January 06, 2016


Chicken - 2 kg (giblets reserved)
Butter - 25 gms
Salt and pepper
Onion - 1 (sliced)
Carrot - 1 (sliced)
Thyme or marjoram
Bread sauce - 300 ml (kept hot)


  • Preheat the oven to 375 F.
  • Rub the chicken with the butter and put it in a roasting tin. Roast for 25 minutes on each side, basting every 15 minutes. Season the bird well and turn it o to its back for the last 30 minutes or until done.
  • Insert a skewer into one leg - if juices run clear the chicken is cooked.
  • While the chicken is roasting put the giblets, onion, carrot and a pinch of thyme or marjoram in  a saucepan with 575 ml of water and bring to the boil.
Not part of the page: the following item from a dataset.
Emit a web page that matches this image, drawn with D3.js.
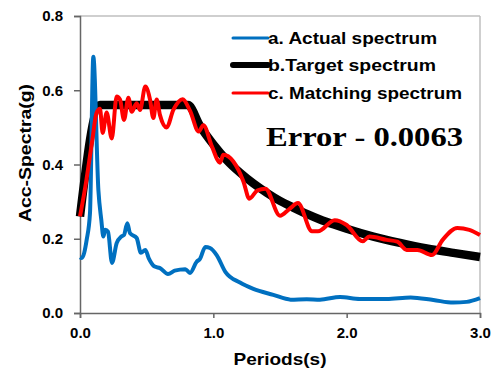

Reduce the heat and simmer.
  • When the chicken is cooked transfer it to a serving dish and keep hot.
  • Pour of the most of the fat from the roasting tin and strain in the giblet stock.
  • Set the roasting tin over heat and boil, stirring in all the sediment, until the gravy is reduced and well flavoured.
  • Strain the gravy into a heated sauce boat.
  • If you prefer a thickened gravy, mix 1 tsp of corn flour with a little cold water and mix it into the roasting pa.
  • Cook, stirring constantly, until the gravy has thickened.
  • Serve the chicken with the gravy and bread sauce.